McDonnell Douglas Corporation will provide the engine to validate PDE
inlet and integrated system performance. Ground tests of the
integrated PDE system will be conducted at Glenn. Flight tests will
be conducted at Dryden.
The performance-based contract provides for a base period of 27 months
and optional tasks extending the potential full contract life to
approximately 36 months. The total contract value, including optional
tasks, is estimated to be $7.5 million.
NASA engineers say they want to raise the technology readiness level
of this air-breathing engine concept that relies on pulses of power
rather than a streaming burn of fuel. These
pulses-detonations-collectively produce more thrust than a steady
burn. The resulting application might be a high-Mach missile, or
eventually on a larger scale, a tactical aircraft engine.

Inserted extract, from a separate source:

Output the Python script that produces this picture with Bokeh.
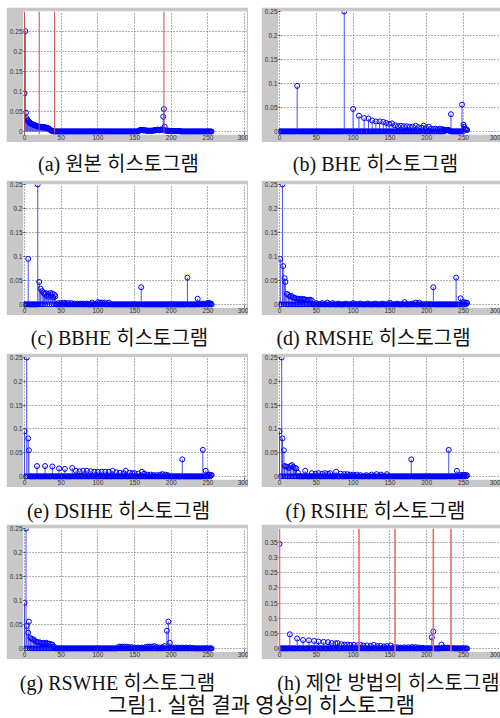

One study suggests a pulse detonation engine could yield a 30 to 50
percent improvement in fuel consumption over a conventional jet
engine. Another promising aspect of PDE technology is its efficiency,
which remains high above Mach 3, where conventional jet engines play
out. Proponents of pulse detonation suggest it could even have higher
efficiency than ramjets and scramjets. Dryden plans to mount a test
PDE on a pylon beneath an F-15 to test its performance.
The PDE flight research project is funded through the Revolutionary
Concepts in Aeronautics (RevCon) project of the NASA Flight Research
Base Research & Technology program led by Dryden.